Wednesday, February 2, 2011

The Big Change: The Giving of Torah

The Big Change[1]
           
            Probably the hardest part of parenting is time.  I don’t mean the lack of time generated by a child, but I mean the passing of time.  Before, time passed as a function of learning, both in school and yeshiva.  Semesters and different subjects marked that a stage had ended and a new one had begun.  Generally, time would be noticed monthly or bi-monthly at most.  Now, time hurries at a torrid pace.  Each week brings new stages of growth- a smile, a hand grab, a turning over- and therefore, new time periods.  It becomes quite hard to keep up and leaves my imagination hurtling forward to the time that she will be off at school and onwards.  Parenting at this stage is love, patience, and more love, but what will parenting look like in the future, when cuteness give way to chutzpah in some form?
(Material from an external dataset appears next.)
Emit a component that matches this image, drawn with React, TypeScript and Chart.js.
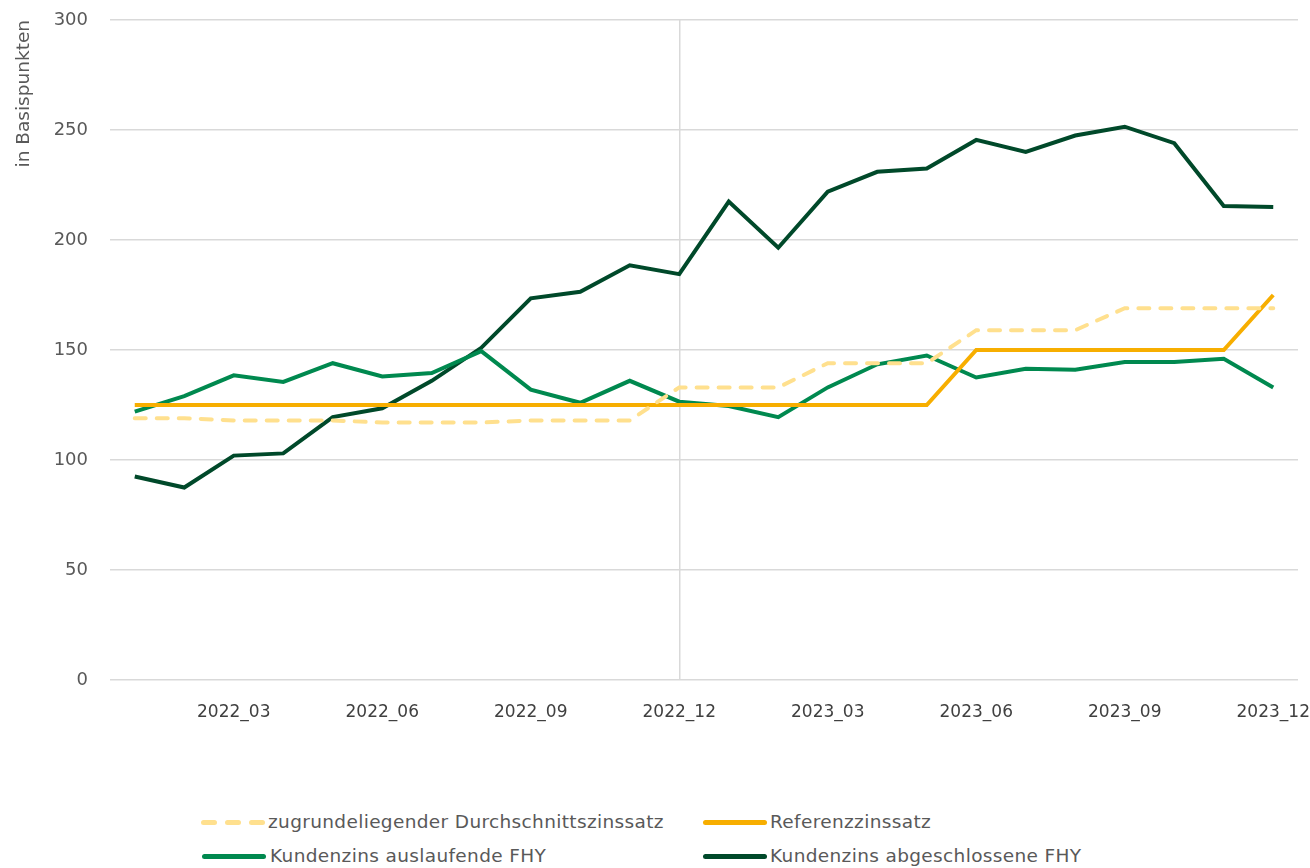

Surely, parenting in the same way that I parent now would be absurd, and in fact, a cruelty.  At that stage, real love will be to not fulfill all lacks at a moments notice, but to give her the space to learn to fulfill her own lacks.  This idea parallels the paradigm shift that took place in the relationship between G-d and the world at Mount Sinai in this weeks parsha. 
            In Ethics of our fathers 5:1, it says that the world was created with ten general sayings, ten תורמאמ, or ‘maimoros’ from the language of ‘omer’ or ‘say’.  And at Mount Sinai we did not receive the ‘Ten Commandements’, rather the ‘ten statements’ or the ten תורביד (statements) or dibros, from the language of ‘speak’.  In English the difference between a saying and a statement is not pronounced, but in Hebrew these represent two distinct ways that G-d relates to the world.  A ‘dibur’ is clearly enunciated and directed speech.  It is meant to lead a person somewhere.   An ‘amira’ is soft and does not lead to a specific place, rather suggests.[2]  What changed from before Sinai to after Sinai?
            Basically, G-d created the world with a general morality, a ‘saying’.   One could observe that there was a general logic and order to the world, and infer how to act, which is why the existence of a Hammurabi Code should be expected before the Ten Commandments (even though not really commandments as explained above will refer to them as they are commonly referred).  However, there was little obligation, and despite many immoral years, the world stayed afloat (after the flood that is).  In other words, we were essentially babies, and despite the fact that humans did not technically have merit to exist, for 26 generations, the world continued.  That is G-d, the all loving parent, who had little expectation and related to the world with a complete love.  
            Then, by Mount Sinai, the Israelites had finally become a people, and through the slavery and redemption from Egypt, had grown up so to speak.  The Ten plagues were the transition from the Ten sayings of creation to the Ten statements at Mt. Sinai. They introduced a higher level of justice to the world, and a people ready to grow on their own merits.  We could now handle a ‘statement’, a system based on obligations that leads and directs us.  And the way G-d related to us had now become conditional on our own personal responsibility, and how we handled our obligations.  We now needed to earn our keep.  But again, that is the higher level of love.  That is the love that gives space for the other to grow and develop.